Lee presents courage as a quiet moral choice rather than loud heroics. When Atticus accepts Tom Robinson’s case, he anticipates hostility yet persists, showing conviction over popularity. The “mad dog” episode reframes him: the careful, reluctant marksman who acts only to protect others. In both scenes, Lee’s calm narrative tone and Scout’s retrospective voice highlight that real courage is steady, responsible, and often unnoticed.

For more on what makes a strong vs weak response, see the comparative examples and guidance at bartyed.com.

Sample mini-essay (theme: prejudice and justice)

Thesis: Lee shows that prejudice distorts justice by making Maycomb “see” what it expects, not what is true.

Point 1: In the courtroom, Lee contrasts careful evidence with the jury’s quick acceptance of assumptions.
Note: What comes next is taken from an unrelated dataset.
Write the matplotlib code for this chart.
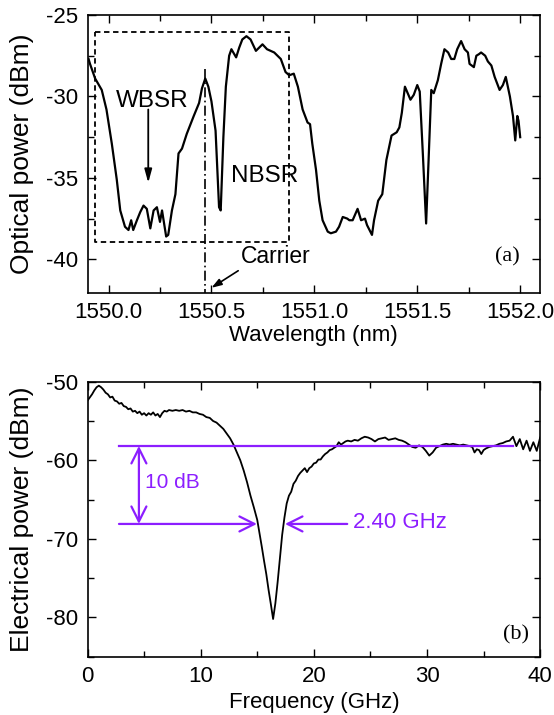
import matplotlib
matplotlib.use('Agg')
import matplotlib.pyplot as plt
from matplotlib.ticker import MultipleLocator

plt.rcParams['font.family'] = ['Liberation Sans', 'DejaVu Sans']
plt.rcParams['axes.unicode_minus'] = False

# panel (a): optical spectrum
wavelength = [1549.903, 1549.91, 1549.935, 1549.967, 1549.99, 1550.016, 1550.04, 1550.057,
              1550.08, 1550.097, 1550.11, 1550.12, 1550.138, 1550.154, 1550.17, 1550.186,
              1550.203, 1550.219, 1550.235, 1550.25, 1550.26, 1550.28, 1550.29, 1550.308,
              1550.325, 1550.34, 1550.357, 1550.38, 1550.414, 1550.44, 1550.454, 1550.47,
              1550.485, 1550.50, 1550.52, 1550.537, 1550.545, 1550.558, 1550.57, 1550.586,
              1550.597, 1550.62, 1550.635, 1550.65, 1550.67, 1550.69, 1550.716, 1550.748,
              1550.77, 1550.805, 1550.837, 1550.86, 1550.878, 1550.90, 1550.92, 1550.943,
              1550.967, 1550.979, 1550.99, 1551.008, 1551.024, 1551.04, 1551.065, 1551.08,
              1551.105, 1551.12, 1551.138, 1551.16, 1551.17, 1551.186, 1551.21, 1551.227,
              1551.246, 1551.256, 1551.28, 1551.29, 1551.31, 1551.33, 1551.35, 1551.375,
              1551.40, 1551.413, 1551.425, 1551.44, 1551.467, 1551.483, 1551.50, 1551.512,
              1551.527, 1551.543, 1551.555, 1551.568, 1551.58, 1551.60, 1551.616, 1551.632,
              1551.65, 1551.665, 1551.68, 1551.694, 1551.713, 1551.73, 1551.746, 1551.754,
              1551.775, 1551.787, 1551.80, 1551.81, 1551.83, 1551.843, 1551.86, 1551.876,
              1551.90, 1551.916, 1551.93, 1551.95, 1551.965, 1551.976, 1551.986, 1551.992,
              1552.0]
optical_power = [-27.7, -28.0, -28.9, -29.6, -30.8, -32.9, -35.1, -37.0,
                 -38.0, -38.2, -37.6, -38.2, -37.6, -37.1, -36.7, -36.9,
                 -38.1, -37.0, -36.8, -37.7, -37.0, -38.6, -38.5, -37.0,
                 -36.0, -33.5, -33.2, -32.3, -31.2, -30.4, -29.5, -28.9,
                 -29.4, -30.3, -32.1, -36.8, -37.0, -32.5, -29.4, -27.5,
                 -27.1, -27.6, -27.0, -26.5, -26.3, -26.5, -27.2, -26.8,
                 -27.1, -27.3, -27.7, -28.5, -28.7, -28.6, -29.4, -30.8,
                 -31.6, -31.7, -32.9, -34.5, -36.4, -37.6, -38.3, -38.4,
                 -38.3, -38.0, -37.4, -37.5, -37.6, -37.6, -36.9, -37.6,
                 -37.5, -37.9, -38.5, -37.6, -36.4, -36.0, -33.9, -32.4,
                 -32.2, -31.9, -31.0, -29.4, -30.2, -29.9, -29.3, -29.7,
                 -33.5, -37.8, -33.9, -29.6, -29.8, -29.0, -28.0, -27.1,
                 -27.3, -27.7, -27.7, -27.1, -26.6, -27.1, -27.3, -28.0,
                 -28.2, -27.5, -27.4, -27.3, -27.5, -27.85, -28.1, -28.8,
                 -29.6, -29.3, -28.8, -30.0, -31.2, -32.7, -31.2, -31.5,
                 -32.5]

# panel (b): electrical response
frequency = [0.0, 0.2, 0.4, 0.6, 0.8, 1.0, 1.2, 1.4, 1.6, 1.8, 2.0, 2.2, 2.4, 2.6, 2.8,
             3.0, 3.2, 3.4, 3.6, 3.8, 4.0, 4.2, 4.4, 4.6, 4.8, 5.0, 5.2, 5.4, 5.6, 5.8,
             6.0, 6.2, 6.4, 6.6, 6.8, 7.0, 7.2, 7.5, 7.8, 8.1, 8.4, 8.7, 9.0, 9.3, 9.6,
             9.9, 10.2, 10.5, 10.8, 11.1, 11.4, 11.7, 12.0, 12.3, 12.6, 12.9, 13.2, 13.5,
             13.8, 14.1, 14.4, 14.7, 15.0, 15.2, 15.4, 15.6, 15.8, 16.0, 16.2, 16.4, 16.6,
             16.8, 17.0, 17.2, 17.4, 17.6, 17.8, 18.0, 18.2, 18.4, 18.6, 18.8, 19.0, 19.2,
             19.4, 19.6, 19.8, 20.0, 20.2, 20.4, 20.6, 20.8, 21.0, 21.2, 21.4, 21.6, 21.8,
             22.0, 22.2, 22.4, 22.6, 22.8, 23.0, 23.3, 23.6, 23.9, 24.2, 24.5, 24.8, 25.1,
             25.4, 25.7, 26.0, 26.3, 26.6, 26.9, 27.2, 27.5, 27.8, 28.1, 28.4, 28.7, 29.0,
             29.3, 29.6, 29.9, 30.2, 30.5, 30.8, 31.1, 31.4, 31.7, 32.0, 32.3, 32.6, 32.9,
             33.2, 33.5, 33.8, 34.0, 34.2, 34.4, 34.6, 34.8, 35.0, 35.2, 35.5, 35.8, 36.1,
             36.4, 36.7, 37.0, 37.3, 37.6, 37.9, 38.2, 38.5, 38.8, 39.1, 39.4, 39.7, 40.0]
electrical_power = [-52.4, -52.0, -51.6, -51.1, -50.7, -50.5, -50.7, -51.0, -51.4, -51.6,
                    -52.0, -51.9, -52.4, -52.5, -52.8, -52.7, -53.1, -53.2, -53.5, -53.4,
                    -53.8, -53.7, -54.0, -53.8, -54.2, -54.0, -54.3, -54.0, -54.2, -53.9,
                    -54.3, -54.1, -54.5, -54.0, -53.7, -53.8, -53.6, -53.7, -53.6, -53.7,
                    -53.6, -53.8, -53.7, -53.9, -53.9, -54.1, -54.2, -54.5, -54.6, -55.0,
                    -55.2, -55.6, -56.0, -56.6, -57.2, -58.0, -59.0, -60.0, -61.3, -62.8,
                    -64.5, -66.0, -67.6, -69.3, -71.0, -72.8, -74.5, -76.5, -78.3, -80.2,
                    -78.2, -75.5, -72.5, -69.5, -67.3, -65.5, -64.5, -64.0, -63.0, -62.6,
                    -62.0, -61.6, -61.3, -61.0, -61.5, -61.0, -60.8, -60.4, -60.3, -59.9,
                    -59.9, -59.5, -59.2, -59.0, -58.7, -58.6, -58.4, -58.2, -57.7, -58.0,
                    -57.8, -57.6, -57.5, -57.6, -57.4, -57.5, -57.2, -57.0, -57.1, -57.3,
                    -57.6, -57.3, -57.2, -57.1, -57.4, -57.3, -57.2, -57.4, -57.5, -57.7,
                    -58.0, -58.3, -58.4, -58.1, -58.3, -58.8, -59.4, -59.0, -58.4, -58.2,
                    -58.0, -57.9, -58.0, -57.9, -58.0, -58.1, -58.0, -58.1, -58.2, -58.3,
                    -59.0, -58.6, -58.7, -59.2, -58.7, -58.5, -58.3, -58.2, -58.1, -57.9,
                    -57.8, -57.6, -57.5, -57.0, -58.2, -57.3, -58.6, -57.5, -58.8, -57.7,
                    -58.8, -57.1]

purple = '#8C1EFF'
fs = 16
fs_ylab = 19

fig = plt.figure(figsize=(5.54, 7.15), dpi=100)
ax1 = fig.add_axes([0.158, 0.5906, 0.817, 0.3884])
ax2 = fig.add_axes([0.158, 0.0815, 0.817, 0.3846])

for ax in (ax1, ax2):
    ax.tick_params(which='both', direction='in', top=True, right=True, labelsize=fs)
    ax.tick_params(which='major', length=6, width=1, pad=7)
    ax.tick_params(which='minor', length=4, width=1)
    for s in ax.spines.values():
        s.set_linewidth(1.2)

# (a)
ax1.plot(wavelength, optical_power, color='k', lw=1.6)
ax1.set_xlim(1549.898, 1552.097)
ax1.set_ylim(-42.05, -25)
ax1.xaxis.set_major_locator(MultipleLocator(0.5))
ax1.xaxis.set_minor_locator(MultipleLocator(0.25))
ax1.yaxis.set_major_locator(MultipleLocator(5))
ax1.yaxis.set_minor_locator(MultipleLocator(2.5))
ax1.xaxis.set_major_formatter(plt.FormatStrFormatter('%.1f'))
ax1.set_xlabel('Wavelength (nm)', fontsize=fs)
ax1.set_ylabel('Optical power (dBm)', fontsize=fs_ylab)
ax1.xaxis.set_label_coords(0.5, -0.118)
ax1.yaxis.set_label_coords(-0.118, 0.5)

# dashed box around WBSR/NBSR, carrier line
ax1.plot([1549.933, 1550.875, 1550.875, 1549.933, 1549.933],
         [-26.06, -26.06, -38.93, -38.93, -26.06],
         color='k', lw=1.3, ls=(0, (3, 2)))
ax1.plot([1550.469, 1550.469], [-28.3, -42.05], color='k', lw=1.2, ls=(0, (6, 2, 1, 2)))
ax1.annotate('', xy=(1550.193, -35.3), xytext=(1550.193, -30.8),
             arrowprops=dict(arrowstyle='-|>,head_length=0.8,head_width=0.22', color='k',
                             lw=1.3, shrinkA=0, shrinkB=0))
ax1.text(1550.21, -30.3, 'WBSR', fontsize=17.5, ha='center', va='center')
ax1.text(1550.756, -34.9, 'NBSR', fontsize=17.5, ha='center', va='center')
ax1.annotate('', xy=(1550.50, -41.75), xytext=(1550.63, -40.7),
             arrowprops=dict(arrowstyle='-|>,head_length=0.6,head_width=0.2', color='k',
                             lw=1.2, shrinkA=0, shrinkB=0))
ax1.text(1550.643, -39.85, 'Carrier', fontsize=16.5, ha='left', va='center')
ax1.text(1551.94, -39.85, '(a)', fontsize=fs, ha='center', va='center',
         family=['Liberation Serif', 'DejaVu Serif'])

# (b)
ax2.plot(frequency, electrical_power, color='k', lw=1.3)
ax2.set_xlim(0, 40)
ax2.set_ylim(-85, -50)
ax2.xaxis.set_major_locator(MultipleLocator(10))
ax2.xaxis.set_minor_locator(MultipleLocator(5))
ax2.yaxis.set_major_locator(MultipleLocator(10))
ax2.yaxis.set_minor_locator(MultipleLocator(5))
ax2.set_xlabel('Frequency (GHz)', fontsize=fs)
ax2.set_ylabel('Electrical power (dBm)', fontsize=fs_ylab)
ax2.xaxis.set_label_coords(0.5, -0.128)
ax2.yaxis.set_label_coords(-0.118, 0.5)

head = '->,head_length=0.6,head_width=0.3'
ax2.plot([2.78, 37.64], [-58.17, -58.17], color=purple, lw=1.6)
ax2.annotate('', xy=(14.97, -68.1), xytext=(2.78, -68.1),
             arrowprops=dict(arrowstyle=head, color=purple, lw=1.6, shrinkA=0, shrinkB=0,
                             mutation_scale=18))
ax2.annotate('', xy=(17.45, -68.1), xytext=(22.95, -68.1),
             arrowprops=dict(arrowstyle=head, color=purple, lw=1.6, shrinkA=0, shrinkB=0,
                             mutation_scale=18))
ax2.annotate('', xy=(4.54, -68.1), xytext=(4.54, -58.17),
             arrowprops=dict(arrowstyle='<->,head_length=0.6,head_width=0.3', color=purple,
                             lw=1.6, shrinkA=0, shrinkB=0, mutation_scale=18))
ax2.text(5.1, -62.8, '10 dB', fontsize=15, color=purple, ha='left', va='center')
ax2.text(23.5, -67.9, '2.40 GHz', fontsize=fs, color=purple, ha='left', va='center')
ax2.text(37.9, -82.2, '(b)', fontsize=fs, ha='center', va='center',
         family=['Liberation Serif', 'DejaVu Serif'])

fig.savefig('out.png', dpi=100)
The focus on Tom’s injured arm undercuts the accusation, yet the verdict reflects social pressure. This clash of fact vs bias exposes the court as a stage where community beliefs overpower logic.

Point 2: Outside the courthouse, the night-time jail scene turns a public building into a place of threat. Through Scout’s naïve intervention, Lee implies that empathy can temporarily unmask mob mentality; still, the need for a child to stop adults underlines how deep prejudice runs.

Conclusion: By pairing institutional scenes (jury, jail) with a child’s perspective, Lee suggests that justice exists only when individuals resist the “contagion” of prejudice.

Upgrade: Add a brief context link (Jim Crow, all‑white juries) where it clarifies the stakes, not as a bolt-on.

Practice: structure your paragraph

  1. Claim: “Lee presents X as …”
  2. Moment: name a specific scene and detail (quote fragment if needed).
  3. Method: characterisation / symbolism / setting / narrative voice.
  4. Effect: how it shapes the reader’s view.
  5. Context (if apt): 1 sentence max, anchored to the moment.
  6. Link: return to the exact words of the question.

Extra practice links

Note: This guide uses spoiler‑aware descriptions for approachability. For exams, ensure you can discuss the full arc confidently.